I've never come across a travel narrative quite like Patrick Leigh Fermor's A Time of Gifts. It's an amazing book and an amazing reading experience and one that is hard to describe. I love nonfiction but I can only read it slowly, and this is a book you will want to read slowly in order to savor it, so packed is it of all sorts of knowledge and wonder. In 1933, when he was only eighteen, Patrick Leigh Fermor set off from his home in England after being expelled for a flirtation with a local girl to travel on foot from the hook of Holland to Constantinople.
Now I know people have done all sorts of adventurous things, and in all sorts of conditions, but there was something especially magical and romantic about Leigh Fermor's adventures, which are not completed in this volume by the way. He begins in Holland, moves through Germany and down (or is it up?) the Rhine, to Austria, a short foray into Slovakia and then on to Hungary, and there we leave him, eager to hear more of his adventures. They will continue in Between the Woods and Water (which I greatly look forward to reading), though they don't quite end there. I've heard the final volume, which completes his journey is still to come and I wonder if it will actually ever arrive as Leigh Fermor is now 95.
During his travels Leigh Fermor kept journals, one of which was stolen, though A Time of Gifts wasn't actually written until he was in his 60s, so the narrative was based on his writings and memories and later life experiences. Perhaps what gives the book such a unique flavor is the sense of immediacy with which Leigh Fermor writes, yet it is also influenced by historical events he lived through. At the beginning of WWII he joined the Irish Guards, but his skills with language meant his wartime work and adventures would take him to Albania and Greece. His anecdotes may be firmly set in the Old World of Europe filled with "princes and peasants", but his experiences and knowledge are informed by a life very fully lived--four decades worth. In her introduction Jan Morris writes "Leigh Fermor is not only remembering himself, he is looking at himself, too, as in one of those Cubist paintings in which we see profile and front face at the same time."
When he set off Leigh Fermor had planned on roughing it and he literally did live hand to mouth at times. Eventually his meagre funds were supplemented by occasional checks from home. Mostly, though he got by thanks to the kindness of strangers who would happily take him into their home for a night or let him bed down in their barn. Somehow being a student, as noted on his passport, meant an easy entrée into various places and meant not only a free bed for the night but also dinner--one time he even slept in a small town prison cell. Often one letter of introduction would lead to another friend and place to stay--as humble as a sofa or as grand as a schloss. He was a happy-go-lucky sort of traveler, quite content with whoever he might meet--blue blooded aristocracy or someone barely getting by.

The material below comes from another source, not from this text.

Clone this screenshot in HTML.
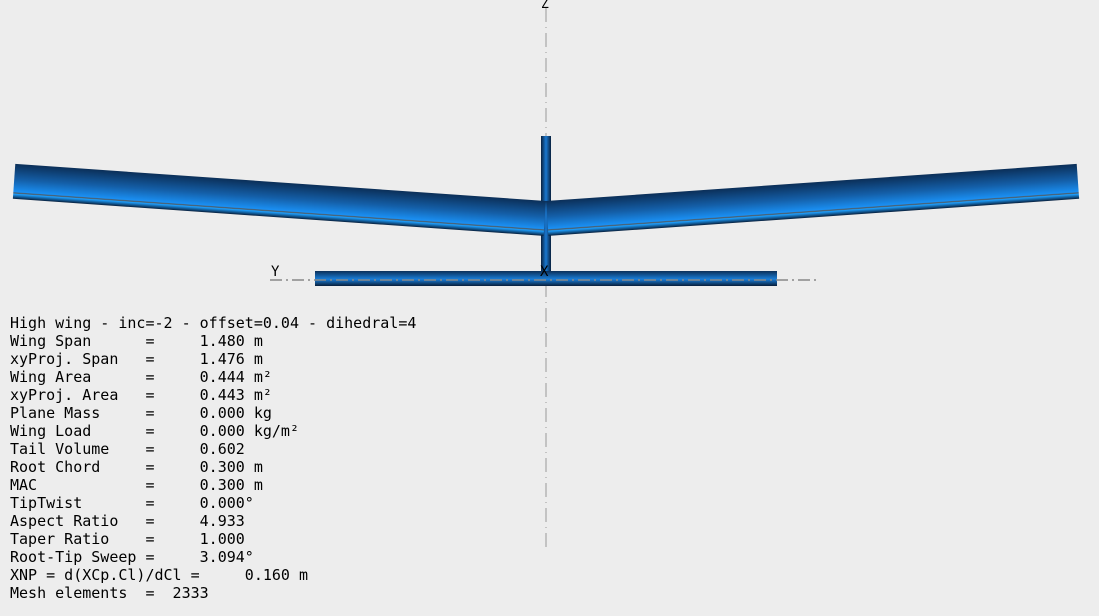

Leigh Fermor was not only a scholar but an artist, too, in terms of his prose style and craftsmanship. The book has a bit of everything--travel narrative, history, art, literature, religion, politics and philosophical meditation. To be honest there were times his references flew above my head, and I could only enjoy the way he tells his story but it never lessened the pleasure I had in reading this book. What is so amazing is that his formal education ended early, before he set off on his adventures, yet he writes in such a sophisticated and erudite manner. This is someone who has lived and experienced life to the very fullest taking every opportunity to take whatever knowledge is on offer.
I've been slowly trying to collect his other books and look forward to reading not only his other travel narratives but his fiction as well, which I am very curious about. A Time of Gifts is highly recommended.